Président : René QUENOIL, luthier facteur de violons, Meilleur Ouvrier de France.
Vice-président : Daniel FRIEDERICH, luthier facteur de guitares.
« Œuvre très sérieuse mais expérimentale tentant de réunir une forme actuelle avec un fond à côtes et éclisses d’époque XVIIème siècle.
La réalisation technique, la qualité de la marqueterie sont exceptionnelles.
Le bon goût présenté dans le choix des bois et le jeu des couleurs est digne des plus vives félicitations.
Le concurrent fait étalage de qualités et de possibilités rares.
Le jury unanime lui présent ses félicitations et encouragements à préparer une guitare terminée, répondant aux normes exigées, pour la prochaine exposition où il a toutes chances de remporter la plus haute distinction »
En juin 1986 les bons augures du jury se réalisaient et j’obtenais le titre de « Un des Meilleurs Ouvriers de France – Médaille d’Or du Travail » à la XVIIème Exposition Nationale du travail – Concours des Meilleurs Ouvriers de France, Paris, « premier nommé, et de loin », selon la confidence reçue de monsieur René QUENOIL lui-même.
« Au soir d’un récital où ma guitare d’alors révélait quelques signes de lassitude – nous sommes en février 94 – j’ai rencontré une guitare, une très belle guitare dont j’eus envie de faire plus ample connaissance, quelques heures plus tard, dans le contexte-vérité du public et de la scène.
Pendant le récital, j’ai tôt compris que cette guitare serait la mienne et depuis, l’instrument du luthier français Olivier FANTON d’ANDON ne m’a plus quitté.
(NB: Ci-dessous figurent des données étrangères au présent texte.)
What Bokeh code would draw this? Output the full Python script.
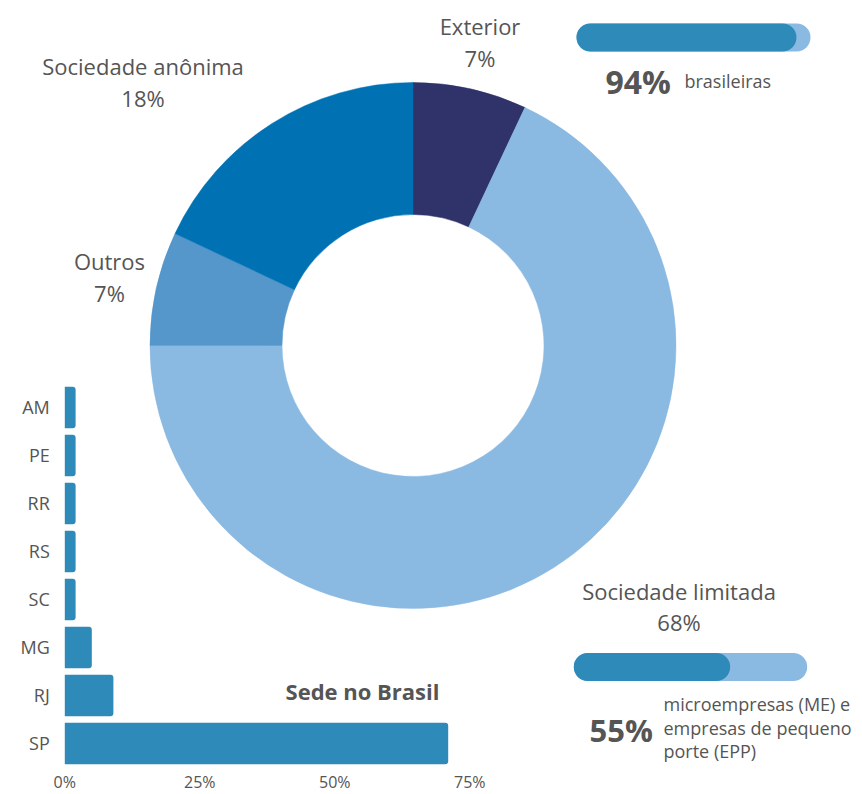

Coup de foudre.
Ce que j’aime en cette guitare s‘explique avant tout par la quasi-perfection de son alchimie entre rondeur et clarté, deux paramètres dont la cohabitation, jusque là, m’avait davantage semblé tenir du rêve impossible que d’autre chose, presque de l’antinomie.
Elle existe donc et je l’ai rencontrée.
Légère, facile à jouer, précise et extrêmement sensitive, la « guitare nouvelle » d’Olivier FANTON d’ANDON, bien loin de cette vieille lune qu’est la prétendue puissance de notre instrument, n’est autre qu’un arc-en-ciel sonore »
Roland DYENS
Ville d’Avray, décembre 1994.
« … My guitar ? Olivier Fanton d’Andon, from à French guitar maker from Châteaudun (France).
It’s a wonderful spruce blond guitar I « met » by accident in 1994, right before to play a concert.
I twas such a huge « coup de foudre » (French expression that means to fall in love at first sight) that I decided to perform the concert 2 hours later on that guitar.
Almost 15 years after I’m still thinking this guitar was really made for me.
It’s a very special and perfectly balanced instrument.
Sounds like a piano somehow with, all together, incredibily deeps bases + crystal like trebles ; It’s a rare guitar I think (but better to stop saying great things about my guitar : Somebody might steal it some day).